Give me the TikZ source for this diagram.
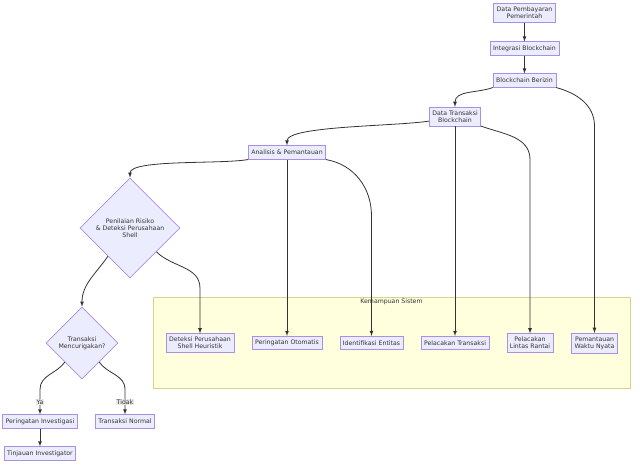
\documentclass[tikz,border=0pt]{standalone}
\usepackage{fontspec}
\setmainfont{DejaVu Sans}
\usetikzlibrary{arrows,shapes.geometric,calc}

\definecolor{boxfill}{HTML}{ECECFF}
\definecolor{boxline}{HTML}{A890E4}
\definecolor{txt}{HTML}{333333}
\definecolor{grpfill}{HTML}{FFFFDE}
\definecolor{grpline}{HTML}{D6D68A}

\begin{document}
\begin{tikzpicture}[>=latex, x=1pt, y=1pt,
  every node/.style={font=\fontsize{6.2}{7.2}\selectfont, text=txt},
  box/.style={draw=boxline, fill=boxfill, line width=0.6pt, align=center,
    inner xsep=3pt, inner ysep=3.3pt, minimum height=13.5pt},
  dia/.style={diamond, draw=boxline, fill=boxfill, line width=0.6pt,
    align=center, inner sep=0pt},
  lbl/.style={fill=black!9, inner sep=1pt},
  link/.style={->, draw=txt, line width=0.8pt}]

\useasboundingbox (0,0) rectangle (640,-469);

\draw[draw=grpline, fill=grpfill, line width=0.7pt] (153,-297) rectangle (630,-388);
\node at (391.5,-301.5) {Kemampuan Sistem};

\node (pembayaran) at (524.5,-13) [box] {Data Pembayaran\\Pemerintah};
\node (integrasi) at (524.5,-48.5) [box] {Integrasi Blockchain};
\node (berizin) at (524.5,-80.5) [box] {Blockchain Berizin};
\node (transaksi) at (455,-116.5) [box] {Data Transaksi\\Blockchain};
\node (analisis) at (287,-152.5) [box] {Analisis \& Pemantauan};

\node (risiko) at (130,-228) [dia, minimum width=100pt, minimum height=100pt]
  {Penilaian Risiko\\\& Deteksi Perusahaan\\Shell};
\node (curiga) at (82,-343) [dia, minimum width=72pt, minimum height=72pt]
  {Transaksi\\Mencurigakan?};

\node (invest) at (40,-421.5) [box] {Peringatan Investigasi};
\node (tinjau) at (40,-453.5) [box] {Tinjauan Investigator};
\node (normal) at (125,-421.5) [box] {Transaksi Normal};

\node (shell) at (200,-343) [box] {Deteksi Perusahaan\\Shell Heuristik};
\node (otomatis) at (287,-343) [box] {Peringatan Otomatis};
\node (entitas) at (371.5,-343) [box] {Identifikasi Entitas};
\node (lacak) at (455,-343) [box] {Pelacakan Transaksi};
\node (lintas) at (530,-343) [box] {Pelacakan\\Lintas Rantai};
\node (waktu) at (594.5,-343) [box] {Pemantauan\\Waktu Nyata};

\draw[link] (pembayaran) -- (integrasi);
\draw[link] (integrasi) -- (berizin);
\draw[link] (berizin.south west) to[out=-160,in=90] (transaksi.north);
\draw[link] (berizin.south east) to[out=-15,in=90] (waktu.north |- transaksi.south) -- (waktu.north);

\draw[link] (transaksi.190) to[out=-171,in=90,out looseness=0.6,in looseness=0.35] (analisis.north);
\draw[link] (transaksi) -- (lacak);
\draw[link] (transaksi.south east) to[out=-20,in=90] (lintas.north |- analisis.south) -- (lintas.north);

\draw[link] (analisis.south west) to[out=-170,in=90,out looseness=0.6,in looseness=0.4] (risiko.north);
\draw[link] (analisis) -- (otomatis);
\draw[link] (analisis.south east) to[out=-10,in=90] ($(entitas.north)+(0,120)$) -- (entitas.north);

\draw[link] (risiko.-42) to[out=-45,in=90] ($(shell.north)+(0,45)$) -- (shell.north);
\draw[link] (risiko.-128) to[out=-125,in=90] (curiga.north);

\draw[link] (curiga.-132) to[out=-125,in=90] ($(invest.north)+(0,25)$) -- node[lbl] {Ya} (invest.north);
\draw[link] (curiga.-48) to[out=-55,in=90] ($(normal.north)+(0,25)$) -- node[lbl] {Tidak} (normal.north);
\draw[link] (invest) -- (tinjau);

\end{tikzpicture}
\end{document}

PROBLEM REQUIREMENTS
Take the listing and print it again exactly, but without any pictures.

CORRECT RESPONSE
Give me the TikZ source for this diagram.
\documentclass[tikz,border=0pt]{standalone}
\usepackage{fontspec}
\setmainfont{DejaVu Sans}
\usetikzlibrary{arrows,shapes.geometric,calc}

\definecolor{boxfill}{HTML}{ECECFF}
\definecolor{boxline}{HTML}{A890E4}
\definecolor{txt}{HTML}{333333}
\definecolor{grpfill}{HTML}{FFFFDE}
\definecolor{grpline}{HTML}{D6D68A}

\begin{document}
\begin{tikzpicture}[>=latex, x=1pt, y=1pt,
  every node/.style={font=\fontsize{6.2}{7.2}\selectfont, text=txt},
  box/.style={draw=boxline, fill=boxfill, line width=0.6pt, align=center,
    inner xsep=3pt, inner ysep=3.3pt, minimum height=13.5pt},
  dia/.style={diamond, draw=boxline, fill=boxfill, line width=0.6pt,
    align=center, inner sep=0pt},
  lbl/.style={fill=black!9, inner sep=1pt},
  link/.style={->, draw=txt, line width=0.8pt}]

\useasboundingbox (0,0) rectangle (640,-469);

\draw[draw=grpline, fill=grpfill, line width=0.7pt] (153,-297) rectangle (630,-388);
\node at (391.5,-301.5) {Kemampuan Sistem};

\node (pembayaran) at (524.5,-13) [box] {Data Pembayaran\\Pemerintah};
\node (integrasi) at (524.5,-48.5) [box] {Integrasi Blockchain};
\node (berizin) at (524.5,-80.5) [box] {Blockchain Berizin};
\node (transaksi) at (455,-116.5) [box] {Data Transaksi\\Blockchain};
\node (analisis) at (287,-152.5) [box] {Analisis \& Pemantauan};

\node (risiko) at (130,-228) [dia, minimum width=100pt, minimum height=100pt]
  {Penilaian Risiko\\\& Deteksi Perusahaan\\Shell};
\node (curiga) at (82,-343) [dia, minimum width=72pt, minimum height=72pt]
  {Transaksi\\Mencurigakan?};

\node (invest) at (40,-421.5) [box] {Peringatan Investigasi};
\node (tinjau) at (40,-453.5) [box] {Tinjauan Investigator};
\node (normal) at (125,-421.5) [box] {Transaksi Normal};

\node (shell) at (200,-343) [box] {Deteksi Perusahaan\\Shell Heuristik};
\node (otomatis) at (287,-343) [box] {Peringatan Otomatis};
\node (entitas) at (371.5,-343) [box] {Identifikasi Entitas};
\node (lacak) at (455,-343) [box] {Pelacakan Transaksi};
\node (lintas) at (530,-343) [box] {Pelacakan\\Lintas Rantai};
\node (waktu) at (594.5,-343) [box] {Pemantauan\\Waktu Nyata};

\draw[link] (pembayaran) -- (integrasi);
\draw[link] (integrasi) -- (berizin);
\draw[link] (berizin.south west) to[out=-160,in=90] (transaksi.north);
\draw[link] (berizin.south east) to[out=-15,in=90] (waktu.north |- transaksi.south) -- (waktu.north);

\draw[link] (transaksi.190) to[out=-171,in=90,out looseness=0.6,in looseness=0.35] (analisis.north);
\draw[link] (transaksi) -- (lacak);
\draw[link] (transaksi.south east) to[out=-20,in=90] (lintas.north |- analisis.south) -- (lintas.north);

\draw[link] (analisis.south west) to[out=-170,in=90,out looseness=0.6,in looseness=0.4] (risiko.north);
\draw[link] (analisis) -- (otomatis);
\draw[link] (analisis.south east) to[out=-10,in=90] ($(entitas.north)+(0,120)$) -- (entitas.north);

\draw[link] (risiko.-42) to[out=-45,in=90] ($(shell.north)+(0,45)$) -- (shell.north);
\draw[link] (risiko.-128) to[out=-125,in=90] (curiga.north);

\draw[link] (curiga.-132) to[out=-125,in=90] ($(invest.north)+(0,25)$) -- node[lbl] {Ya} (invest.north);
\draw[link] (curiga.-48) to[out=-55,in=90] ($(normal.north)+(0,25)$) -- node[lbl] {Tidak} (normal.north);
\draw[link] (invest) -- (tinjau);

\end{tikzpicture}
\end{document}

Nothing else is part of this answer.